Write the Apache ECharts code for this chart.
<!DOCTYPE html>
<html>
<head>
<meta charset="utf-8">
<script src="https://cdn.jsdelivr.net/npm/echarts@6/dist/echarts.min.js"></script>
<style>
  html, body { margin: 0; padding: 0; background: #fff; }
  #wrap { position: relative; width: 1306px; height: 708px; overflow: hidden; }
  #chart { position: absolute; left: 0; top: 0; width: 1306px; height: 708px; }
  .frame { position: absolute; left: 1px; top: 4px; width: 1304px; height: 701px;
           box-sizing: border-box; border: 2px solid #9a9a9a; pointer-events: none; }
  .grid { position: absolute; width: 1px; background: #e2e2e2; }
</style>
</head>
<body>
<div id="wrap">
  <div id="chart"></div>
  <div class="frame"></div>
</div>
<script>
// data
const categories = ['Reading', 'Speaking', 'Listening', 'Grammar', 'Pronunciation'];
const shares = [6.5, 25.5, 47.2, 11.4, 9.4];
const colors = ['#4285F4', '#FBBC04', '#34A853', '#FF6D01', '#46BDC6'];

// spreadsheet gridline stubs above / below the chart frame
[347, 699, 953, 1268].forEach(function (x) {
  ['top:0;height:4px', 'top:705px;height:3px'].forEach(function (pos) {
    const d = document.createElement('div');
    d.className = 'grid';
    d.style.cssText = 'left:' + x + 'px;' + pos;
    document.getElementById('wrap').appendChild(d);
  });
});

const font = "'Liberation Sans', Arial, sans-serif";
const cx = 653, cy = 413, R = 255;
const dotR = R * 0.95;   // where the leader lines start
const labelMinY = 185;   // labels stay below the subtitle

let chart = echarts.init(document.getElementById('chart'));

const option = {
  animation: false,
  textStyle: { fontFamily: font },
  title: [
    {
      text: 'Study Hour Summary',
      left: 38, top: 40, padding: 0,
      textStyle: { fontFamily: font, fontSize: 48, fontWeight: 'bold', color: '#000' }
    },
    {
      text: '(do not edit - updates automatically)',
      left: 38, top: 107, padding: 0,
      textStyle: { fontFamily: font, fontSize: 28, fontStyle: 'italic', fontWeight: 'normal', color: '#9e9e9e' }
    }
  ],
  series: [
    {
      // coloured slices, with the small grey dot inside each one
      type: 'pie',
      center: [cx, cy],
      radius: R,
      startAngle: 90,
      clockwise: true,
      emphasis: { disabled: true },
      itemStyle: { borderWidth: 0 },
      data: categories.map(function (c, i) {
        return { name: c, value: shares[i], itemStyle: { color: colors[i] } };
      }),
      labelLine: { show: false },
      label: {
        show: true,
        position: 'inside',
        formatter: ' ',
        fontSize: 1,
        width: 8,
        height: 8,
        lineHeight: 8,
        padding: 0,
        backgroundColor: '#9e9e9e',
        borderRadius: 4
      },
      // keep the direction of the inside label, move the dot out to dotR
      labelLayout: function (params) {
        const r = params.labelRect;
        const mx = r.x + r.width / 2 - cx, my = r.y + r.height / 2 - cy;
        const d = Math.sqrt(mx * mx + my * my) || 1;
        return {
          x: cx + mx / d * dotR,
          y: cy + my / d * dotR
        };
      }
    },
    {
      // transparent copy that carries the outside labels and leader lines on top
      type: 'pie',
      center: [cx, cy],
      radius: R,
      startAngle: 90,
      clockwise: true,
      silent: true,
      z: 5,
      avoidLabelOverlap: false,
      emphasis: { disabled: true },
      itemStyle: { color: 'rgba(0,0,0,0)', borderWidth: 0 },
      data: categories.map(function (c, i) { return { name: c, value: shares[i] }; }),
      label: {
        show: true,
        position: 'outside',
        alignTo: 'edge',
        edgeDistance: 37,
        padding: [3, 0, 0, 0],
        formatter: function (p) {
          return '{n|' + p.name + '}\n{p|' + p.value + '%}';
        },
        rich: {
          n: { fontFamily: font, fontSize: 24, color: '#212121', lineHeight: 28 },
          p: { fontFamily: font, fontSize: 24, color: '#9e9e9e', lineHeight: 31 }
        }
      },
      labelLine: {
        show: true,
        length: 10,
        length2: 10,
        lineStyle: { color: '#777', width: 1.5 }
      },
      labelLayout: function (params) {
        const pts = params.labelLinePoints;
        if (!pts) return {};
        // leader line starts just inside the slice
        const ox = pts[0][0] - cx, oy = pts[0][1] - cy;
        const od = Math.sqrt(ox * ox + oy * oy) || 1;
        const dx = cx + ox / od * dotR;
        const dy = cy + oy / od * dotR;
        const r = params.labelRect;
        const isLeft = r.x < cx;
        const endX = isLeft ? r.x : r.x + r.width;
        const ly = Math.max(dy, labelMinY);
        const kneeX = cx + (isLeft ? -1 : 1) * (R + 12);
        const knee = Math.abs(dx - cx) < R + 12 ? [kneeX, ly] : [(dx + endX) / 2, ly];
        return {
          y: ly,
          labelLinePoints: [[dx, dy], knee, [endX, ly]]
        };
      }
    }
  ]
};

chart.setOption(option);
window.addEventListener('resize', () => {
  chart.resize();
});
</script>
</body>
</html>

...

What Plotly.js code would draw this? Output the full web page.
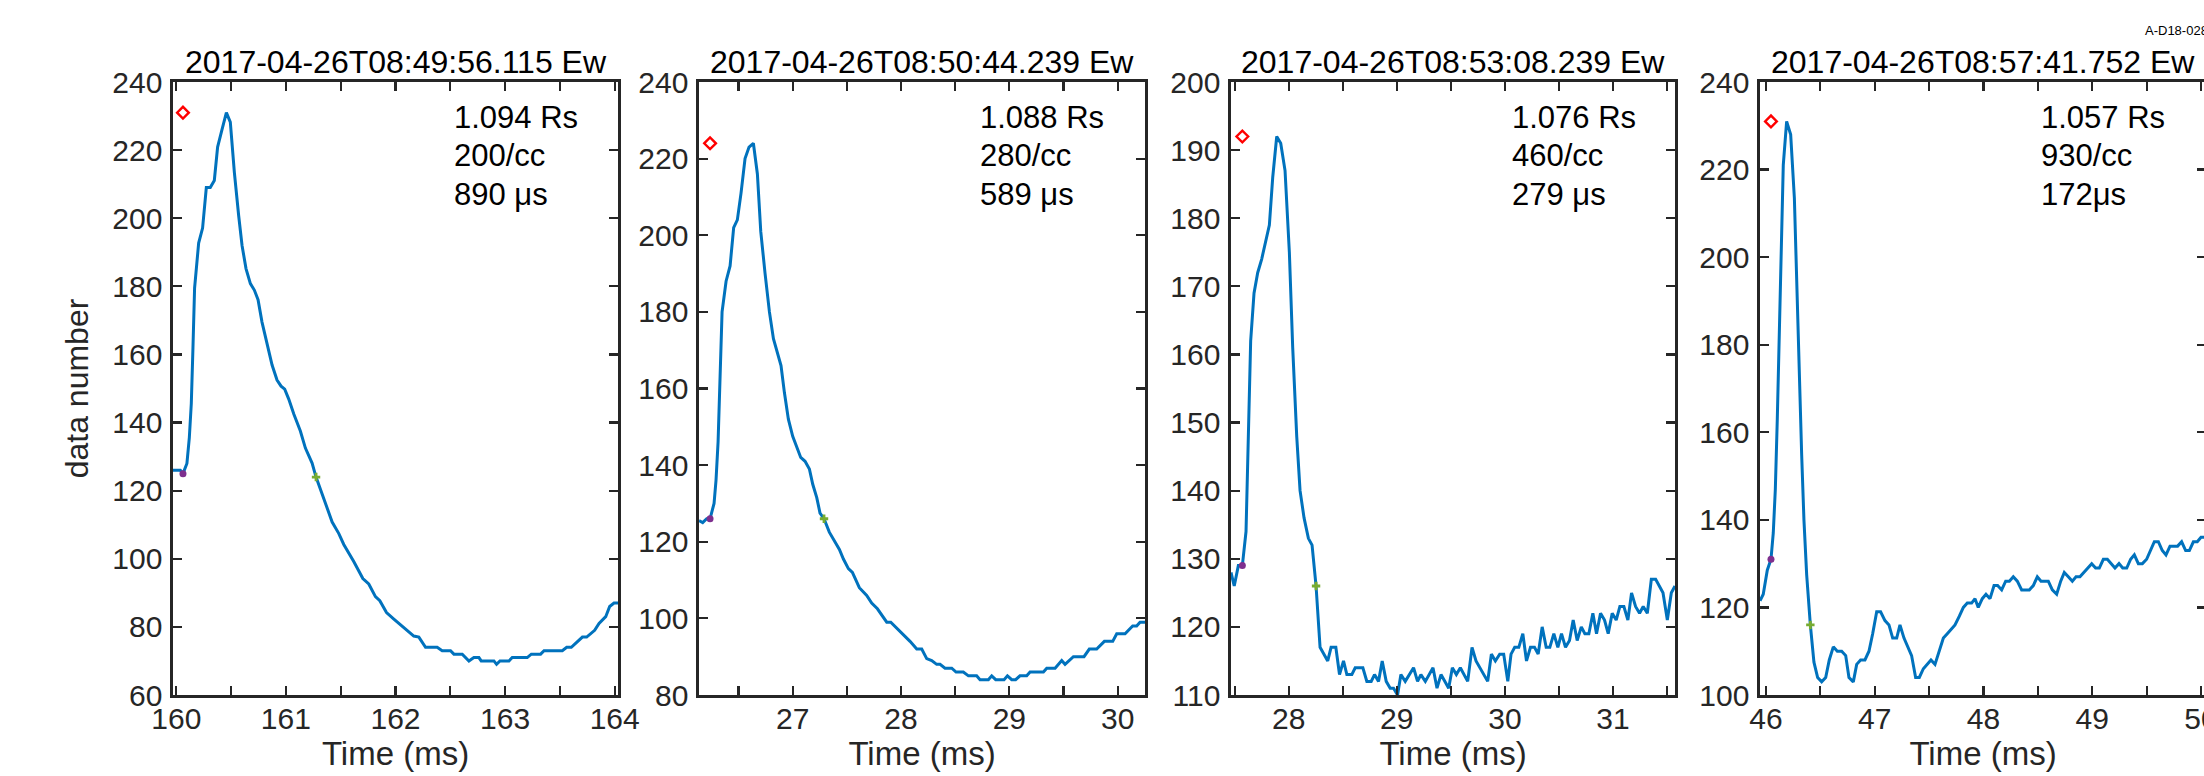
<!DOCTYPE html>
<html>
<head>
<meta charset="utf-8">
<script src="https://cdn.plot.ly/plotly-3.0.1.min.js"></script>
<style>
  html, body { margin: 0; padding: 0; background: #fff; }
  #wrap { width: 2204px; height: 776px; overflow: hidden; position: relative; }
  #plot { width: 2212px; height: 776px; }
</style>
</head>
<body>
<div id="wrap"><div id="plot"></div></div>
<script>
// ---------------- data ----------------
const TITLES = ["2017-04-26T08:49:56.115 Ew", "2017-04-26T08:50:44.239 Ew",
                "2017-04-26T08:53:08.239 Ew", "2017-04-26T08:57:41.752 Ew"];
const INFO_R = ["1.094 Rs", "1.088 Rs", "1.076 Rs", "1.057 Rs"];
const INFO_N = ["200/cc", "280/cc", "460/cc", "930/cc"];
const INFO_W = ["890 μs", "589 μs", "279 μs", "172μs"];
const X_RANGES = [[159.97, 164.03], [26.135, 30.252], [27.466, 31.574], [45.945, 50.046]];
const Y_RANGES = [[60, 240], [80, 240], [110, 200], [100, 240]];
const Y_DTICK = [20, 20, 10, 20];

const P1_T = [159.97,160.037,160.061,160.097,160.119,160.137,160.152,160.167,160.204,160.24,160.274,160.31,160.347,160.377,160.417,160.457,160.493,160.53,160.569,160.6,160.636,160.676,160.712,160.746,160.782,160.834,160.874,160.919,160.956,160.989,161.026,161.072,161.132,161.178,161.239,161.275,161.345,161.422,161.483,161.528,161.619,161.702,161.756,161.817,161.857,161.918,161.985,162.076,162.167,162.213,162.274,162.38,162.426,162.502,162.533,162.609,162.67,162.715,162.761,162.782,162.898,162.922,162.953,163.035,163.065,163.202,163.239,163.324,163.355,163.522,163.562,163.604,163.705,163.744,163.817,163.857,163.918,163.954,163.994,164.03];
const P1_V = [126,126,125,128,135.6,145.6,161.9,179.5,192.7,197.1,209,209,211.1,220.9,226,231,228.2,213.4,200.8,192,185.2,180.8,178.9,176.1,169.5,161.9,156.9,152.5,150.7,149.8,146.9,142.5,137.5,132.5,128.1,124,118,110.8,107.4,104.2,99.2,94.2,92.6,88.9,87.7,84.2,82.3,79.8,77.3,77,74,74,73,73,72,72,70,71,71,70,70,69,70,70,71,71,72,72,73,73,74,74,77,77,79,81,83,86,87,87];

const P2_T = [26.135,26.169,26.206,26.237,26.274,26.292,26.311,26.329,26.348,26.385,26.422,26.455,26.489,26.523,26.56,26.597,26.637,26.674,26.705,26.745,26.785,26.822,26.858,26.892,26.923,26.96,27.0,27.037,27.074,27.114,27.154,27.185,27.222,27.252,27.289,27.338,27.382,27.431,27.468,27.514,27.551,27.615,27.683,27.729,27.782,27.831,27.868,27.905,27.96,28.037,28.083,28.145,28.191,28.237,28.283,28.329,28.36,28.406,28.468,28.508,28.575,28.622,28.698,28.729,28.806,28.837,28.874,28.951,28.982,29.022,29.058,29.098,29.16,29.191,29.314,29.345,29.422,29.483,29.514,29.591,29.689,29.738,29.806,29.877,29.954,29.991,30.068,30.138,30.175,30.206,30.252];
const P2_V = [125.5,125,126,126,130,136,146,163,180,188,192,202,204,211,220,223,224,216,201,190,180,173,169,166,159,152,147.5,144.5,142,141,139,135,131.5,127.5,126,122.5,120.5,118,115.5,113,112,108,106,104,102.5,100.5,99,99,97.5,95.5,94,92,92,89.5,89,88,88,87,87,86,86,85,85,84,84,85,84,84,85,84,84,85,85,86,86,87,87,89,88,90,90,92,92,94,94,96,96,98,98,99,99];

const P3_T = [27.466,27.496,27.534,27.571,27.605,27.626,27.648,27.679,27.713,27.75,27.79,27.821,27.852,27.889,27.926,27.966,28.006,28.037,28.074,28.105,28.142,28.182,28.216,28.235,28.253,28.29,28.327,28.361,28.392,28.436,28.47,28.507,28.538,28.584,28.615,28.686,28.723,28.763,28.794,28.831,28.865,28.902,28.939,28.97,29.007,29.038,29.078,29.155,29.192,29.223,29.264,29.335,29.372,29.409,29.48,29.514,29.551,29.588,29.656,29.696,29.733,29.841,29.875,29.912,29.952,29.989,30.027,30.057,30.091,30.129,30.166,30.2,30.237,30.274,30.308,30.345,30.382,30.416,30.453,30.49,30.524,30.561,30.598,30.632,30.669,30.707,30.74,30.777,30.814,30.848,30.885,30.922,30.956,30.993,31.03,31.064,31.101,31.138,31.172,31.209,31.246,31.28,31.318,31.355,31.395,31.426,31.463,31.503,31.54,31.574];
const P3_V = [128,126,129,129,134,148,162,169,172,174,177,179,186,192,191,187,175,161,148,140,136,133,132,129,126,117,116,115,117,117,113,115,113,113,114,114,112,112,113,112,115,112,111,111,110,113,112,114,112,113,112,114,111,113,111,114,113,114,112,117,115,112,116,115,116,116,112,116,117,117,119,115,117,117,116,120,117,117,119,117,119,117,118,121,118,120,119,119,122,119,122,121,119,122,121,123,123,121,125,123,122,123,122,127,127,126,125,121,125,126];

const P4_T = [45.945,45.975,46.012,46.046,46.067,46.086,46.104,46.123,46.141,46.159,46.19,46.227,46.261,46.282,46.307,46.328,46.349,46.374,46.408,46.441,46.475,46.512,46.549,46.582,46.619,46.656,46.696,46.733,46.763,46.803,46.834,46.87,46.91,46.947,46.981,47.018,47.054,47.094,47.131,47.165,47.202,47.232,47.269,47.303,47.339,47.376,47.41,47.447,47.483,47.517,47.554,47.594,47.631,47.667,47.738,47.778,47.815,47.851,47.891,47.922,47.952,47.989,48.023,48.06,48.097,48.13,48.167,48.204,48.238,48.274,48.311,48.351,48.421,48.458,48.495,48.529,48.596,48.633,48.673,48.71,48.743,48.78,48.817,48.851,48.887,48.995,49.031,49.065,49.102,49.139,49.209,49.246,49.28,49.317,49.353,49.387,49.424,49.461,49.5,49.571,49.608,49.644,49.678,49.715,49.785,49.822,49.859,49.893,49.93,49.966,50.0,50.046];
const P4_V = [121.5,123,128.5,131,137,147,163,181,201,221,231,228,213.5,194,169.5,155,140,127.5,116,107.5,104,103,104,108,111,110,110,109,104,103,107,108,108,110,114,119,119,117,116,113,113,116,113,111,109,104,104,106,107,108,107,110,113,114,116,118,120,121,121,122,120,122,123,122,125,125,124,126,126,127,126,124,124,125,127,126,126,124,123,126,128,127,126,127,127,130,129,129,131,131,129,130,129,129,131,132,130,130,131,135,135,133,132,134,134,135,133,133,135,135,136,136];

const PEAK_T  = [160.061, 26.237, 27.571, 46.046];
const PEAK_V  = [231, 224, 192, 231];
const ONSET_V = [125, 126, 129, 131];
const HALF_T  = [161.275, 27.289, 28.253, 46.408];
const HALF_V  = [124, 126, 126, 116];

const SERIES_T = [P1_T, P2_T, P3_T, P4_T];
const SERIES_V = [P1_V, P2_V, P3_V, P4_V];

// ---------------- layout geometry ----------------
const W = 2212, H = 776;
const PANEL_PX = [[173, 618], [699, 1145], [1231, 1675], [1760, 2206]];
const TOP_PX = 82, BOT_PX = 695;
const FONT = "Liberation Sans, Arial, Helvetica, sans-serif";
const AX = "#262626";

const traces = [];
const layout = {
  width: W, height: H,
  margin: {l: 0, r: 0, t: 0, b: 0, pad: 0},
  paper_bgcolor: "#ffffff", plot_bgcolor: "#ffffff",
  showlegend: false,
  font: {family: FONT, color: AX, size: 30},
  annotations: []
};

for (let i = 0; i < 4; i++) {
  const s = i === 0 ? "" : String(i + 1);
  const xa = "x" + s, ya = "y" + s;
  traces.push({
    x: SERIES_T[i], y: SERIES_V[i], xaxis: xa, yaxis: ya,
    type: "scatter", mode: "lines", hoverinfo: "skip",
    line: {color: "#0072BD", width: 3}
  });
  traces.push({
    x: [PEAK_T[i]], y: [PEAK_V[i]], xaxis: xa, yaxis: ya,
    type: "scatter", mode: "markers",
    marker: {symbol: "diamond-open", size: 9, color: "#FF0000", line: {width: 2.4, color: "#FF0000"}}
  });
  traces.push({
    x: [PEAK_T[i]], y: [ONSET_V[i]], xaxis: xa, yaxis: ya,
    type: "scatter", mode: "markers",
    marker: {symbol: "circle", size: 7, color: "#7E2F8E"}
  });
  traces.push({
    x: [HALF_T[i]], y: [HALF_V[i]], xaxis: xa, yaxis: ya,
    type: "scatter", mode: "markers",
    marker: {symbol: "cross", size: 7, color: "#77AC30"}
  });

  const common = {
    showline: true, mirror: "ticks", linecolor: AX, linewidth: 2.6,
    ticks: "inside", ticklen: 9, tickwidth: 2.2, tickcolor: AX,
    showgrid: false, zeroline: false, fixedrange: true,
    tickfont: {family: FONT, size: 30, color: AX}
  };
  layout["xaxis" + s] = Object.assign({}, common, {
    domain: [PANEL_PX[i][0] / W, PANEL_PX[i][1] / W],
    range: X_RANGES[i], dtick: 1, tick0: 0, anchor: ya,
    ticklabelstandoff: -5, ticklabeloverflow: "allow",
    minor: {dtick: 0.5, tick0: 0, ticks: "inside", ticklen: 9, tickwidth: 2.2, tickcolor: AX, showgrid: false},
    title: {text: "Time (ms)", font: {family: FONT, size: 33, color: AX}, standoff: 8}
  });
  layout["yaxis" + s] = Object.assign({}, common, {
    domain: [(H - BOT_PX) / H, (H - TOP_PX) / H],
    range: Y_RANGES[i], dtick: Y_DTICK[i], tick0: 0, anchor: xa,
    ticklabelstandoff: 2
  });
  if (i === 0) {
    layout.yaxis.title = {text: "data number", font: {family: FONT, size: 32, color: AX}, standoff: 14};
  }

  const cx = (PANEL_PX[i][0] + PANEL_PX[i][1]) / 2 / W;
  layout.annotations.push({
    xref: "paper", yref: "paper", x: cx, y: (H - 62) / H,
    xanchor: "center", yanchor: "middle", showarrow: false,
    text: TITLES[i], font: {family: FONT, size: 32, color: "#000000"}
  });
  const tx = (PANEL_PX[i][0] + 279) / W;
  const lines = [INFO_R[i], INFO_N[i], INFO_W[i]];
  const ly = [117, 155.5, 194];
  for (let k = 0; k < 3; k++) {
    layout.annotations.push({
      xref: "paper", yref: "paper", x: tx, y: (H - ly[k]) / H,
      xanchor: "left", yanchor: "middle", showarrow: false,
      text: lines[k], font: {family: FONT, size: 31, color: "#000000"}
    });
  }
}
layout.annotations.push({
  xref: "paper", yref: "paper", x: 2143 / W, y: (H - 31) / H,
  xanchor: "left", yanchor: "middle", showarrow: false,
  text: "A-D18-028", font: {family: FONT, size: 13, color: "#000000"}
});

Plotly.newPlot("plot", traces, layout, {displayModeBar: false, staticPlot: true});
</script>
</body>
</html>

What needs to be done> From the records above, copy only the lines running from the line containing "What Plotly.js code" to the line containing "const Y_DTICK = [20, 20, 10, 20];", both ends included. Leave the pictures out.

Full response>
What Plotly.js code would draw this? Output the full web page.
<!DOCTYPE html>
<html>
<head>
<meta charset="utf-8">
<script src="https://cdn.plot.ly/plotly-3.0.1.min.js"></script>
<style>
  html, body { margin: 0; padding: 0; background: #fff; }
  #wrap { width: 2204px; height: 776px; overflow: hidden; position: relative; }
  #plot { width: 2212px; height: 776px; }
</style>
</head>
<body>
<div id="wrap"><div id="plot"></div></div>
<script>
// ---------------- data ----------------
const TITLES = ["2017-04-26T08:49:56.115 Ew", "2017-04-26T08:50:44.239 Ew",
                "2017-04-26T08:53:08.239 Ew", "2017-04-26T08:57:41.752 Ew"];
const INFO_R = ["1.094 Rs", "1.088 Rs", "1.076 Rs", "1.057 Rs"];
const INFO_N = ["200/cc", "280/cc", "460/cc", "930/cc"];
const INFO_W = ["890 μs", "589 μs", "279 μs", "172μs"];
const X_RANGES = [[159.97, 164.03], [26.135, 30.252], [27.466, 31.574], [45.945, 50.046]];
const Y_RANGES = [[60, 240], [80, 240], [110, 200], [100, 240]];
const Y_DTICK = [20, 20, 10, 20];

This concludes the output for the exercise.